Exercise objective -> Set all the material down again unchanged, without the pictures.

Dataset extract ->

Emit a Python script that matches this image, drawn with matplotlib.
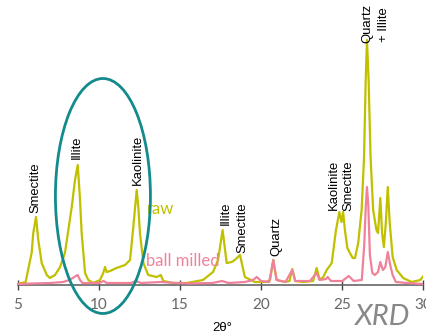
import matplotlib
matplotlib.use('Agg')
import matplotlib.pyplot as plt
from matplotlib.patches import Ellipse
import numpy as np

# raw sample (2theta, intensity a.u.)
raw_2theta = [5.0, 5.5, 5.87, 5.97, 6.14, 6.28, 6.49, 6.8, 7.0, 7.31, 7.62, 7.92, 8.13, 8.34,
              8.54, 8.71, 8.85, 8.95, 9.16, 9.36, 9.67, 10.08, 10.28, 10.39, 10.49, 10.7,
              11.1, 11.62, 11.93, 12.13, 12.34, 12.44, 12.54, 12.75, 13.05, 13.57, 13.82,
              13.98, 14.58, 15.42, 16.42, 17.04, 17.35, 17.63, 17.88, 18.2, 18.45, 18.7,
              19.0, 19.62, 20.3, 20.55, 20.75, 20.96, 21.5, 21.75, 21.92, 22.1, 22.6, 23.2,
              23.42, 23.6, 23.8, 24.04, 24.35, 24.61, 24.82, 24.95, 25.05, 25.16, 25.31,
              25.47, 25.64, 25.78, 25.98, 26.19, 26.34, 26.44, 26.52, 26.62, 26.74, 26.9,
              27.1, 27.2, 27.34, 27.45, 27.56, 27.68, 27.8, 27.92, 28.1, 28.35, 28.75,
              29.27, 29.8, 30.0]
raw_int = [1, 3, 32, 52, 68, 45, 22, 10, 7, 10, 18, 32, 55, 78,
           105, 120, 85, 52, 12, 5, 2, 5, 12, 18, 13, 14,
           17, 20, 25, 58, 95, 78, 52, 22, 10, 8, 10,
           4, 2, 2, 5, 13, 25, 55, 22, 23, 26, 30,
           8, 3, 3, 5, 25, 5, 3, 4, 16, 4, 3, 4,
           17, 6, 7, 15, 22, 55, 73, 63, 73, 55, 37,
           32, 27, 27, 42, 75, 128, 205, 245, 205, 128, 75,
           55, 52, 87, 52, 38, 62, 98, 62, 28, 15, 7,
           3, 5, 9]

# ball milled sample
bm_2theta = [5.0, 6.0, 7.0, 7.8, 8.2, 8.5, 8.7, 8.85, 9.0, 10.0, 10.3, 10.5, 12.0, 12.3, 12.6,
             13.8, 14.8, 15.5, 17.0, 17.6, 18.0, 19.0, 19.5, 19.73, 20.0, 20.5, 20.75,
             20.95, 21.5, 21.92, 22.1, 23.0, 23.42, 23.6, 24.0, 24.1, 24.3, 25.0, 25.4,
             25.7, 26.2, 26.35, 26.45, 26.52, 26.6, 26.7, 26.85, 27.0, 27.2, 27.34, 27.5,
             27.65, 27.8, 27.95, 28.1, 28.3, 29.0, 30.0]
bm_int = [1, 1.5, 2, 3, 5, 8, 10, 5, 2, 2, 4, 2, 2, 4, 2,
          3, 2, 1.5, 2, 4, 2, 3, 5, 8, 4, 3, 25,
          5, 3, 15, 4, 4, 12, 5, 6, 8, 4, 4, 9,
          4, 5, 40, 80, 98, 80, 30, 12, 10, 13, 23, 15,
          18, 33, 20, 10, 3, 2, 1]

# peak annotations
peak_names = ['Smectite', 'Illite', 'Kaolinite', 'Illite', 'Smectite', 'Quartz',
              'Kaolinite', 'Smectite', 'Quartz', '+ Illite']
peak_x = [6.08, 8.66, 12.42, 17.84, 18.84, 20.92, 24.47, 25.35, 26.52, 27.55]
peak_y = [72, 126, 100, 60, 32, 29, 75, 74, 242, 243]

raw_col = '#c0c000'
bm_col = '#f0819b'

fig = plt.figure(figsize=(4.27, 3.35), dpi=100)
ax = fig.add_axes([17.5 / 427, 50 / 335, 406 / 427, 285 / 335])

ax.plot(raw_2theta, raw_int, color=raw_col, lw=1.6, zorder=2, solid_joinstyle='round')
ax.plot(bm_2theta, bm_int, color=bm_col, lw=1.6, zorder=3, solid_joinstyle='round')

for name, x, y in zip(peak_names, peak_x, peak_y):
    ax.text(x, y, name, rotation=90, ha='center', va='bottom', fontsize=9.4,
            family='Liberation Sans', color='black')

ax.text(12.97, 76, 'raw', color=raw_col, fontsize=12, family='Lato', va='center', ha='left')
ax.text(12.9, 24, 'ball milled', color=bm_col, fontsize=12, family='Lato', va='center', ha='left')

ell = Ellipse((10.26, 89), 5.85, 235, fill=False, ec='#138a8c', lw=2, clip_on=False, zorder=5)
ax.add_patch(ell)

ax.set_xlim(5, 30)
ax.set_ylim(0, 285)
for s in ['top', 'right', 'left']:
    ax.spines[s].set_visible(False)
ax.spines['bottom'].set_color('#666666')
ax.spines['bottom'].set_linewidth(1.2)
ax.set_yticks([])
ax.set_xticks([5, 10, 15, 20, 25, 30])
ax.tick_params(axis='x', direction='inout', length=7, width=1, color='#444444',
               labelcolor='#666666', labelsize=11, pad=6)
for lab in ax.get_xticklabels():
    lab.set_family('Lato')

fig.text(222 / 427, 1 - 328 / 335, '2θ°', ha='center', va='center', fontsize=9.5,
         family='Liberation Sans')
fig.text(383 / 427, 1 - 325 / 335, 'XRD', ha='center', va='baseline', fontsize=21,
         family='Lato', style='italic', color='#888888')

fig.savefig('out.png', dpi=100)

Output ->
Emit a Python script that matches this image, drawn with matplotlib.
import matplotlib
matplotlib.use('Agg')
import matplotlib.pyplot as plt
from matplotlib.patches import Ellipse
import numpy as np

# raw sample (2theta, intensity a.u.)
raw_2theta = [5.0, 5.5, 5.87, 5.97, 6.14, 6.28, 6.49, 6.8, 7.0, 7.31, 7.62, 7.92, 8.13, 8.34,
              8.54, 8.71, 8.85, 8.95, 9.16, 9.36, 9.67, 10.08, 10.28, 10.39, 10.49, 10.7,
              11.1, 11.62, 11.93, 12.13, 12.34, 12.44, 12.54, 12.75, 13.05, 13.57, 13.82,
              13.98, 14.58, 15.42, 16.42, 17.04, 17.35, 17.63, 17.88, 18.2, 18.45, 18.7,
              19.0, 19.62, 20.3, 20.55, 20.75, 20.96, 21.5, 21.75, 21.92, 22.1, 22.6, 23.2,
              23.42, 23.6, 23.8, 24.04, 24.35, 24.61, 24.82, 24.95, 25.05, 25.16, 25.31,
              25.47, 25.64, 25.78, 25.98, 26.19, 26.34, 26.44, 26.52, 26.62, 26.74, 26.9,
              27.1, 27.2, 27.34, 27.45, 27.56, 27.68, 27.8, 27.92, 28.1, 28.35, 28.75,
              29.27, 29.8, 30.0]
raw_int = [1, 3, 32, 52, 68, 45, 22, 10, 7, 10, 18, 32, 55, 78,
           105, 120, 85, 52, 12, 5, 2, 5, 12, 18, 13, 14,
           17, 20, 25, 58, 95, 78, 52, 22, 10, 8, 10,
           4, 2, 2, 5, 13, 25, 55, 22, 23, 26, 30,
           8, 3, 3, 5, 25, 5, 3, 4, 16, 4, 3, 4,
           17, 6, 7, 15, 22, 55, 73, 63, 73, 55, 37,
           32, 27, 27, 42, 75, 128, 205, 245, 205, 128, 75,
           55, 52, 87, 52, 38, 62, 98, 62, 28, 15, 7,
           3, 5, 9]

# ball milled sample
bm_2theta = [5.0, 6.0, 7.0, 7.8, 8.2, 8.5, 8.7, 8.85, 9.0, 10.0, 10.3, 10.5, 12.0, 12.3, 12.6,
             13.8, 14.8, 15.5, 17.0, 17.6, 18.0, 19.0, 19.5, 19.73, 20.0, 20.5, 20.75,
             20.95, 21.5, 21.92, 22.1, 23.0, 23.42, 23.6, 24.0, 24.1, 24.3, 25.0, 25.4,
             25.7, 26.2, 26.35, 26.45, 26.52, 26.6, 26.7, 26.85, 27.0, 27.2, 27.34, 27.5,
             27.65, 27.8, 27.95, 28.1, 28.3, 29.0, 30.0]
bm_int = [1, 1.5, 2, 3, 5, 8, 10, 5, 2, 2, 4, 2, 2, 4, 2,
          3, 2, 1.5, 2, 4, 2, 3, 5, 8, 4, 3, 25,
          5, 3, 15, 4, 4, 12, 5, 6, 8, 4, 4, 9,
          4, 5, 40, 80, 98, 80, 30, 12, 10, 13, 23, 15,
          18, 33, 20, 10, 3, 2, 1]

# peak annotations
peak_names = ['Smectite', 'Illite', 'Kaolinite', 'Illite', 'Smectite', 'Quartz',
              'Kaolinite', 'Smectite', 'Quartz', '+ Illite']
peak_x = [6.08, 8.66, 12.42, 17.84, 18.84, 20.92, 24.47, 25.35, 26.52, 27.55]
peak_y = [72, 126, 100, 60, 32, 29, 75, 74, 242, 243]

raw_col = '#c0c000'
bm_col = '#f0819b'

fig = plt.figure(figsize=(4.27, 3.35), dpi=100)
ax = fig.add_axes([17.5 / 427, 50 / 335, 406 / 427, 285 / 335])

ax.plot(raw_2theta, raw_int, color=raw_col, lw=1.6, zorder=2, solid_joinstyle='round')
ax.plot(bm_2theta, bm_int, color=bm_col, lw=1.6, zorder=3, solid_joinstyle='round')

for name, x, y in zip(peak_names, peak_x, peak_y):
    ax.text(x, y, name, rotation=90, ha='center', va='bottom', fontsize=9.4,
            family='Liberation Sans', color='black')

ax.text(12.97, 76, 'raw', color=raw_col, fontsize=12, family='Lato', va='center', ha='left')
ax.text(12.9, 24, 'ball milled', color=bm_col, fontsize=12, family='Lato', va='center', ha='left')

ell = Ellipse((10.26, 89), 5.85, 235, fill=False, ec='#138a8c', lw=2, clip_on=False, zorder=5)
ax.add_patch(ell)

ax.set_xlim(5, 30)
ax.set_ylim(0, 285)
for s in ['top', 'right', 'left']:
    ax.spines[s].set_visible(False)
ax.spines['bottom'].set_color('#666666')
ax.spines['bottom'].set_linewidth(1.2)
ax.set_yticks([])
ax.set_xticks([5, 10, 15, 20, 25, 30])
ax.tick_params(axis='x', direction='inout', length=7, width=1, color='#444444',
               labelcolor='#666666', labelsize=11, pad=6)
for lab in ax.get_xticklabels():
    lab.set_family('Lato')

fig.text(222 / 427, 1 - 328 / 335, '2θ°', ha='center', va='center', fontsize=9.5,
         family='Liberation Sans')
fig.text(383 / 427, 1 - 325 / 335, 'XRD', ha='center', va='baseline', fontsize=21,
         family='Lato', style='italic', color='#888888')

fig.savefig('out.png', dpi=100)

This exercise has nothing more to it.